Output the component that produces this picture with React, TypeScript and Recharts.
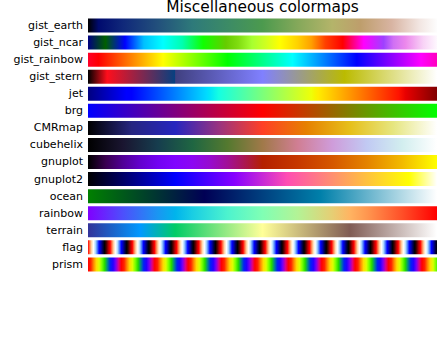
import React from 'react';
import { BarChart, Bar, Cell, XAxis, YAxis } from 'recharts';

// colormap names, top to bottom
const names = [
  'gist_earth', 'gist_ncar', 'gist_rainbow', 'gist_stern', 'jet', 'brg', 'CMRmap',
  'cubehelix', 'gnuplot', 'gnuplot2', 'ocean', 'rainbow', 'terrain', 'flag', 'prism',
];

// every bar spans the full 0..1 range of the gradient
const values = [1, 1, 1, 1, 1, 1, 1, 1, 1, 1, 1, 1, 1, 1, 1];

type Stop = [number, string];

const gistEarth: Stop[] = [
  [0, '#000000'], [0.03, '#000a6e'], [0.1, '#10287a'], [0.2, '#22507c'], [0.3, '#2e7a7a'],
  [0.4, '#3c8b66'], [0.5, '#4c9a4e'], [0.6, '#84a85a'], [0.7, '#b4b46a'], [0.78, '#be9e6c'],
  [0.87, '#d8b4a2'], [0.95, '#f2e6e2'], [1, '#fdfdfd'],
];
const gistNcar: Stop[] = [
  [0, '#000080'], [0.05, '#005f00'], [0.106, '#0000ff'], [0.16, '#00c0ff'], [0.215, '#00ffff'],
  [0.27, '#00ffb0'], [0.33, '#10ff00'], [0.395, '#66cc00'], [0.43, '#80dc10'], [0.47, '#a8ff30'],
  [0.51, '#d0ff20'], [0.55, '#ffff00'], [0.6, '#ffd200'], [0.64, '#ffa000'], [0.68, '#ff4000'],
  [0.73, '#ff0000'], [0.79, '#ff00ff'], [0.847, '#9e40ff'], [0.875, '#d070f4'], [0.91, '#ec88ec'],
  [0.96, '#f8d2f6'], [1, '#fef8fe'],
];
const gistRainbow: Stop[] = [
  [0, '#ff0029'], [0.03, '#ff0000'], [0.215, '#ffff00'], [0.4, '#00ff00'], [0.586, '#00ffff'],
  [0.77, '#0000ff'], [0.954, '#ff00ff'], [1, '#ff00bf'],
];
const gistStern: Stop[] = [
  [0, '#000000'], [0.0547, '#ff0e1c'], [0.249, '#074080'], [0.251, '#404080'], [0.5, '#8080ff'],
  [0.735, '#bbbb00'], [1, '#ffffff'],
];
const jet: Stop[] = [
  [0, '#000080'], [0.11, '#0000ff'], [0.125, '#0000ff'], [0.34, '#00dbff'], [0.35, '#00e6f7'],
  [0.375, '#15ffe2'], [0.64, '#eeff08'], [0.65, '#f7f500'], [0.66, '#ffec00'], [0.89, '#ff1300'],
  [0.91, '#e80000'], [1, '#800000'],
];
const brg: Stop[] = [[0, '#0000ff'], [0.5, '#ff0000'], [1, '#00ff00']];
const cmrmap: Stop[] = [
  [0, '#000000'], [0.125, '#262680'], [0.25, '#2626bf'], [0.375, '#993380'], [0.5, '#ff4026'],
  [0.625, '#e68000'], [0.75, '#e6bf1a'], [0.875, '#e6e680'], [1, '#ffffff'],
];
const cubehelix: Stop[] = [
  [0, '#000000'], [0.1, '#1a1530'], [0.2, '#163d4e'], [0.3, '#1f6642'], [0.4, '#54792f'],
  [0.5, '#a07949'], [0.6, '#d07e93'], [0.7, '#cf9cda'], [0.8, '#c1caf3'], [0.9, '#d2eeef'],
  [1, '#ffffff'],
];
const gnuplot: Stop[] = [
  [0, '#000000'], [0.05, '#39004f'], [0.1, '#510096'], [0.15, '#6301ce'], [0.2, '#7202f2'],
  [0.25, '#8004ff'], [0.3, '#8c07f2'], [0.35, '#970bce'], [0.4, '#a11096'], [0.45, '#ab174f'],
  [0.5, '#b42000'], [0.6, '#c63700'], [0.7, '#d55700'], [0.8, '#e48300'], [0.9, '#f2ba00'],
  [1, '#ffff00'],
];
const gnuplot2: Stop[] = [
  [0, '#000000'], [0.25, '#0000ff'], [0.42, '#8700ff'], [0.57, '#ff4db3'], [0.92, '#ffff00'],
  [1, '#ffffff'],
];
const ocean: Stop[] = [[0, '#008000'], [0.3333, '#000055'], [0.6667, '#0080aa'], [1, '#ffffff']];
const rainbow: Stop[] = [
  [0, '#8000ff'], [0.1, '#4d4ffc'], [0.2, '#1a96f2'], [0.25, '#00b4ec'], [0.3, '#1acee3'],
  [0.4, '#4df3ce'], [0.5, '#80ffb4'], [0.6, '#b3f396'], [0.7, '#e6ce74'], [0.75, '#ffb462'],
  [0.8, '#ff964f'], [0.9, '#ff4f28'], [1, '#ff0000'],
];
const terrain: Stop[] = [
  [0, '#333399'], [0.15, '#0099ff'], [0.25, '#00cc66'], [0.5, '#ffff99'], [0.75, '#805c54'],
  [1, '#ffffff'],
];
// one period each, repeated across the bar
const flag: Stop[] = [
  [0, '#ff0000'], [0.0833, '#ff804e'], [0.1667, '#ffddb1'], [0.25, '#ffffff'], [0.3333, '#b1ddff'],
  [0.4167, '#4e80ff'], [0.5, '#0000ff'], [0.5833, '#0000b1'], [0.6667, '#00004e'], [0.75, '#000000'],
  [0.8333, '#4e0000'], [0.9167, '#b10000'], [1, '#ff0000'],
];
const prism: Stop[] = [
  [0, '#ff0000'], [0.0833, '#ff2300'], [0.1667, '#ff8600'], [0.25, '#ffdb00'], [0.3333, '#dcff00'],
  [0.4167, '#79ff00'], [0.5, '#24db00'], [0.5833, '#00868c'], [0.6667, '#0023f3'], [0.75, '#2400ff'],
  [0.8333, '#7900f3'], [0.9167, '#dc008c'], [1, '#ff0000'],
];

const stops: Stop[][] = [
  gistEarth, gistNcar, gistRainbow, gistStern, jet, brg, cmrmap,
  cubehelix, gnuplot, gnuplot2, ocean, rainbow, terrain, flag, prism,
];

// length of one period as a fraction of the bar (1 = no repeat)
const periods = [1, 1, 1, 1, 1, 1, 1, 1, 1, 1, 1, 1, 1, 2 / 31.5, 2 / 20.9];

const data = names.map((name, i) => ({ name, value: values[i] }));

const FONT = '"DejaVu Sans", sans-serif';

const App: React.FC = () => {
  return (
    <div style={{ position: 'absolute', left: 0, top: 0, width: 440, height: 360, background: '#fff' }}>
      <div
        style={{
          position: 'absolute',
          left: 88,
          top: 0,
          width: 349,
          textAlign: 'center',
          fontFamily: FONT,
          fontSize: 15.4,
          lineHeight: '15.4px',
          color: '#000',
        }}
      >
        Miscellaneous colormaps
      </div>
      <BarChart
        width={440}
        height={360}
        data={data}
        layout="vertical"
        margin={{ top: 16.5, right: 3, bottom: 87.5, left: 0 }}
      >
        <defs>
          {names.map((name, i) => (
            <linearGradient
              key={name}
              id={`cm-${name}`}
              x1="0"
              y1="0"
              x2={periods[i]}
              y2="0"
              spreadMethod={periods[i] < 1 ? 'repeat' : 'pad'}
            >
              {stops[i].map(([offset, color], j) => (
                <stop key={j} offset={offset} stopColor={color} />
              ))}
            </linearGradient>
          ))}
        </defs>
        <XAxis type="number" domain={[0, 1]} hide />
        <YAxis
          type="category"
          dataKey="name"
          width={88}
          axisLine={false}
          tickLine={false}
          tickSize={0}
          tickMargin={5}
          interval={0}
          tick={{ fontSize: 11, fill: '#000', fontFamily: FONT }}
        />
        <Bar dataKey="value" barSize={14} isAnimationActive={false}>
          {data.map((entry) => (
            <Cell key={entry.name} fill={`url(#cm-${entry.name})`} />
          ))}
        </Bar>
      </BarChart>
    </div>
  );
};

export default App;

◆ ◆ ◆ ◆ ◆

▶ Aim of the exercise
All lines above containing the string "React" are to be collected.

▶ Solution to this task
Output the component that produces this picture with React, TypeScript and Recharts.
import React from 'react';
const App: React.FC = () => {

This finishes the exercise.